-- Required task --
Copy the lines of the data below exactly, starting at the first and stopping after the line that contains "from matplotlib.ticker import"; include no pictures.

-- START --

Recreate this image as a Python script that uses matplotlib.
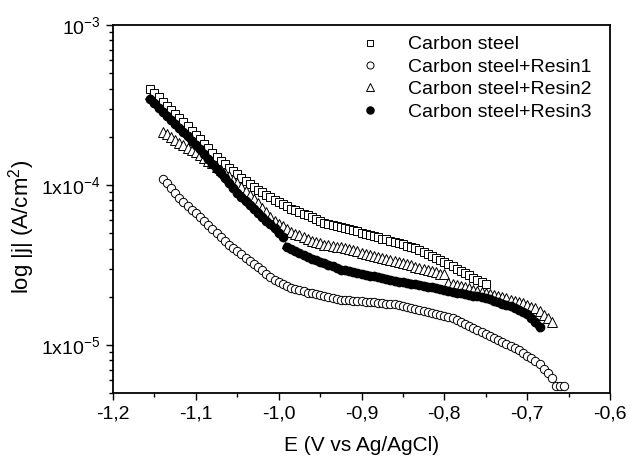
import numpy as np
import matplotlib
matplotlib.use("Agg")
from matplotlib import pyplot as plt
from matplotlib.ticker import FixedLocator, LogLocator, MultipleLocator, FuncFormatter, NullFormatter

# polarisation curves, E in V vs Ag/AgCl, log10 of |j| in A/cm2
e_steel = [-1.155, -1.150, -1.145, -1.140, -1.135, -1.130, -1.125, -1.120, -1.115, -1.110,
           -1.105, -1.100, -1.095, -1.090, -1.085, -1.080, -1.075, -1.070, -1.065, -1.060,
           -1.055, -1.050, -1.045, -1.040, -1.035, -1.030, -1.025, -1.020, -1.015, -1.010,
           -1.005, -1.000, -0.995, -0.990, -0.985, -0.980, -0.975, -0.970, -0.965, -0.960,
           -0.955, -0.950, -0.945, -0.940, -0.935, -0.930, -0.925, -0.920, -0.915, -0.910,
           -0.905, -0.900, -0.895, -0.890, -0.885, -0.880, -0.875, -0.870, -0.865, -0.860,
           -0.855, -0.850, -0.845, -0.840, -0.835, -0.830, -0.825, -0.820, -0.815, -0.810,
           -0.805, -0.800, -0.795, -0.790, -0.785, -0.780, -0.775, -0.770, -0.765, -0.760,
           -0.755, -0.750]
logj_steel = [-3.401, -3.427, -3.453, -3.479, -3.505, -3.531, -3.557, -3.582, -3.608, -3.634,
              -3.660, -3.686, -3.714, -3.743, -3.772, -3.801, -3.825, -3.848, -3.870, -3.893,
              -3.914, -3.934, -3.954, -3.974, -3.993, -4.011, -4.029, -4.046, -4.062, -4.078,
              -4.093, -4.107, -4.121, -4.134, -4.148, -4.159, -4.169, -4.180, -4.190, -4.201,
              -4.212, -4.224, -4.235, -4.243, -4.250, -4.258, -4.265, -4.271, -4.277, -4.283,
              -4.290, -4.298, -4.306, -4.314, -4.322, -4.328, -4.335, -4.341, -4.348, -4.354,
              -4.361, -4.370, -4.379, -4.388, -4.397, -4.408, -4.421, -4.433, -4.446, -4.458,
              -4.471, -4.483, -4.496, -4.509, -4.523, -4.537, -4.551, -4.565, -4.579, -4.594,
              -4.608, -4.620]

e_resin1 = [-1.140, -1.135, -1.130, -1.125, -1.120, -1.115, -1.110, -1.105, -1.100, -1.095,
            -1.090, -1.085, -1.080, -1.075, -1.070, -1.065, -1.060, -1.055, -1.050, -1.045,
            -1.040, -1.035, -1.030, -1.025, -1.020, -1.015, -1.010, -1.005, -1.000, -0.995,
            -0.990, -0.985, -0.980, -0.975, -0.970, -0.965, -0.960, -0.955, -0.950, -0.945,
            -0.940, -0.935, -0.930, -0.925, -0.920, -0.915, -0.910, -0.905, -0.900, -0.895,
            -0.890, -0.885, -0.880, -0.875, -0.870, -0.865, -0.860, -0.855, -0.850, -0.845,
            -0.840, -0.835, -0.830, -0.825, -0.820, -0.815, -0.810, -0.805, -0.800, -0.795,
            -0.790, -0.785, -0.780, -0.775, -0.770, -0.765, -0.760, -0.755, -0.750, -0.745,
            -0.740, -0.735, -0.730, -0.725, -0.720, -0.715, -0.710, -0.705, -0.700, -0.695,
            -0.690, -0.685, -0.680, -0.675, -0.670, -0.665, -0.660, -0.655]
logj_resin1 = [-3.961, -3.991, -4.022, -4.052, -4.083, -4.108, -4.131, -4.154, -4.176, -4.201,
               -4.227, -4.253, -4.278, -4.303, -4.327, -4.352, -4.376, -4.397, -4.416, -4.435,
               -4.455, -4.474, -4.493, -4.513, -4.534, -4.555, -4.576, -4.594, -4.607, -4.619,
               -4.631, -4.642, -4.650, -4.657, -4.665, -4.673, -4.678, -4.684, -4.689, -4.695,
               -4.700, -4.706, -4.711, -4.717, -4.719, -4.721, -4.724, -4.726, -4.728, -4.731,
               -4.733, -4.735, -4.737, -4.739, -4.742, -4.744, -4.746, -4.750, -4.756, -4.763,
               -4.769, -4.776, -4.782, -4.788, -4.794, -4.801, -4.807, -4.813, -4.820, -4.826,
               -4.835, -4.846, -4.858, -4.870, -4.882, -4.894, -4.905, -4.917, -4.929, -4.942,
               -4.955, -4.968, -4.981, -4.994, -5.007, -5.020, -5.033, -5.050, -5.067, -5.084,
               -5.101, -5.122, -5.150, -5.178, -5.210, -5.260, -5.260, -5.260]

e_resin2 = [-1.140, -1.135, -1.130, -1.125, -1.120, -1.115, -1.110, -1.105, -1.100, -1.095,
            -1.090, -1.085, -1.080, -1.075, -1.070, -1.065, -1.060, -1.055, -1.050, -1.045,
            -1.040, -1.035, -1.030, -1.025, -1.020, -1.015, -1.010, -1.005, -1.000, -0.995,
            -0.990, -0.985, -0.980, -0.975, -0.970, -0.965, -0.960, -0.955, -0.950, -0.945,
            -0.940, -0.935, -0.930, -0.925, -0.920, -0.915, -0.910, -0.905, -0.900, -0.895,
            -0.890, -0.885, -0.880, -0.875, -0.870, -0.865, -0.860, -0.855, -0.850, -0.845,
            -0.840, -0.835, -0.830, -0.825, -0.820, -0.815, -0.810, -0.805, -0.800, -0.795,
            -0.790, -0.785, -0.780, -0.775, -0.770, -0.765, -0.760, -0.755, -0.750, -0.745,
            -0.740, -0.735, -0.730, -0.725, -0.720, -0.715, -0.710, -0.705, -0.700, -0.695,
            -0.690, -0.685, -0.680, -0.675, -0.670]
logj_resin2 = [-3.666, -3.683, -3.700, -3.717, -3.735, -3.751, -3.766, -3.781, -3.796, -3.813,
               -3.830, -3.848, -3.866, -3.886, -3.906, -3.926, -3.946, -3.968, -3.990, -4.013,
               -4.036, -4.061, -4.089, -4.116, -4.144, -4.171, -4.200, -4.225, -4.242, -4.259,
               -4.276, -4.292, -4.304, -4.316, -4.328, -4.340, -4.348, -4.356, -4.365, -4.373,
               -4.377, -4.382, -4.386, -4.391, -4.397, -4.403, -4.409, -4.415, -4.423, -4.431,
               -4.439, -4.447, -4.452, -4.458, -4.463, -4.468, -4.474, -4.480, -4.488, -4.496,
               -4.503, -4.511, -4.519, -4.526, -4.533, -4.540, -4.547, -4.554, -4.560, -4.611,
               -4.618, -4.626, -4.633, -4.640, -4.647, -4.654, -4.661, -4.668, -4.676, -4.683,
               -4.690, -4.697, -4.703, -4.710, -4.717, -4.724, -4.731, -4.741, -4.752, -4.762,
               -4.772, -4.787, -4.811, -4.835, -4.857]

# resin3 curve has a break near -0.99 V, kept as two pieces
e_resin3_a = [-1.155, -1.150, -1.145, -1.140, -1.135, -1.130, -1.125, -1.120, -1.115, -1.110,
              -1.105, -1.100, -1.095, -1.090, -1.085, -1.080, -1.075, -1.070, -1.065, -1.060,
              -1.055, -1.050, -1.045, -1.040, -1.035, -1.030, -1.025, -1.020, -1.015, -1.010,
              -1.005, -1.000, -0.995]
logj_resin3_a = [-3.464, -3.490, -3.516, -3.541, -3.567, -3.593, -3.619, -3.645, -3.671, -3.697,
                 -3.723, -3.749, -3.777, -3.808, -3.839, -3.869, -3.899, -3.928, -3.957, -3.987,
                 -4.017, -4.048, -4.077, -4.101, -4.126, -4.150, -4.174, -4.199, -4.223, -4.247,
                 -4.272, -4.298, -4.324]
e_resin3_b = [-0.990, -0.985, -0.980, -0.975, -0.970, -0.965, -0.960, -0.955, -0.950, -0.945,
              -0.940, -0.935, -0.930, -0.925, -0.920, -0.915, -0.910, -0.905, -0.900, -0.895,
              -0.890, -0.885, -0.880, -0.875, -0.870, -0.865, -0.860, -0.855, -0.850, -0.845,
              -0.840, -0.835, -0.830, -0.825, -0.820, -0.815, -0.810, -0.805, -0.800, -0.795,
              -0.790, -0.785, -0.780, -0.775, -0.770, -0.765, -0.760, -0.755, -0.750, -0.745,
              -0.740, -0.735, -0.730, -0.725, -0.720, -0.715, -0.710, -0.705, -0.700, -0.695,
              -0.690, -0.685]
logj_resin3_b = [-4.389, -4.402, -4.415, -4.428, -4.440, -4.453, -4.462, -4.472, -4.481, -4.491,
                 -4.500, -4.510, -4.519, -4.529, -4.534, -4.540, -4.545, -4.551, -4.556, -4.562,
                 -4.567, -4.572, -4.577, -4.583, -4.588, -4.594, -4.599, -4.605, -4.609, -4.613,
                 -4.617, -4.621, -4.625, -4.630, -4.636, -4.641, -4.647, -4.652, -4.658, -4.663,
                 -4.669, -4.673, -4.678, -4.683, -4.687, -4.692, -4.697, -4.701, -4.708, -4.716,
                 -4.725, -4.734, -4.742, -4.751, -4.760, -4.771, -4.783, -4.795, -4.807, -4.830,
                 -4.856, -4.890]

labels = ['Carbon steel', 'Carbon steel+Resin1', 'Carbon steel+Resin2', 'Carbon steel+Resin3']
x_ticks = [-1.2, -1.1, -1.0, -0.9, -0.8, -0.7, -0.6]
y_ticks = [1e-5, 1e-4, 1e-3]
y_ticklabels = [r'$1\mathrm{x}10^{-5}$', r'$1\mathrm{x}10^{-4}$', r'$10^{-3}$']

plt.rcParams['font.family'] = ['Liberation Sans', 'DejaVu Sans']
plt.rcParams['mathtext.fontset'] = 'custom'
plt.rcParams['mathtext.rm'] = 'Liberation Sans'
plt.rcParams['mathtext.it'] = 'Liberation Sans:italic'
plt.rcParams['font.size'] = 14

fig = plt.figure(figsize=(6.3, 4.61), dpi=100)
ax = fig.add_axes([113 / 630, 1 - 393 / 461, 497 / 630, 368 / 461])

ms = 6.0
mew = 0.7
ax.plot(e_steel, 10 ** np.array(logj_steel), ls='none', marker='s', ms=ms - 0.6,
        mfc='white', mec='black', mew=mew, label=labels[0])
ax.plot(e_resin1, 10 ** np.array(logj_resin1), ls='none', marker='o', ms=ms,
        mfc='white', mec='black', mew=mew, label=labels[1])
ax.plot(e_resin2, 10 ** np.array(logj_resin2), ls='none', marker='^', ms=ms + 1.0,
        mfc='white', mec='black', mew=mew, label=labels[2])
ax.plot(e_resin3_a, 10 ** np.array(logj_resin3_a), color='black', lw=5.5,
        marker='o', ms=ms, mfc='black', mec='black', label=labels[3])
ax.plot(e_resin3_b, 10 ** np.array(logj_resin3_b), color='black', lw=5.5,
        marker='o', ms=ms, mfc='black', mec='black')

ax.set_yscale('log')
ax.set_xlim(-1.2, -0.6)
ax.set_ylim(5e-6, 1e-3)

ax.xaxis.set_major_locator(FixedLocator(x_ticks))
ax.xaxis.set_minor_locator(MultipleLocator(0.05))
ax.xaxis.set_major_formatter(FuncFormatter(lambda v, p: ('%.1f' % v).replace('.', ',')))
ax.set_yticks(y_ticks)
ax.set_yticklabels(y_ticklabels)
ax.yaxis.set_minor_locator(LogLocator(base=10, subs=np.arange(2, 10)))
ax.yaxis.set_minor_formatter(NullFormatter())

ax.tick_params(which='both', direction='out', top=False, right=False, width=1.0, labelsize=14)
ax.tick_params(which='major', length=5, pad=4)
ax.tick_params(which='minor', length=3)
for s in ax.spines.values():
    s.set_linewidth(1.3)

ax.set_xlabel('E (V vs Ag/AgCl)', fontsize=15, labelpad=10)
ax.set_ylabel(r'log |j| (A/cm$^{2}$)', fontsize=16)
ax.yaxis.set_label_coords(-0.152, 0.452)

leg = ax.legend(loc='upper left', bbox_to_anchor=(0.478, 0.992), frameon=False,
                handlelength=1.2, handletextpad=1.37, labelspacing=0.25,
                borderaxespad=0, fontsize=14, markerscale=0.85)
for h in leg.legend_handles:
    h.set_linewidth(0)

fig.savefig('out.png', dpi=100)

-- END --

-- Solution to the problem --
Recreate this image as a Python script that uses matplotlib.
import numpy as np
import matplotlib
matplotlib.use("Agg")
from matplotlib import pyplot as plt
from matplotlib.ticker import FixedLocator, LogLocator, MultipleLocator, FuncFormatter, NullFormatter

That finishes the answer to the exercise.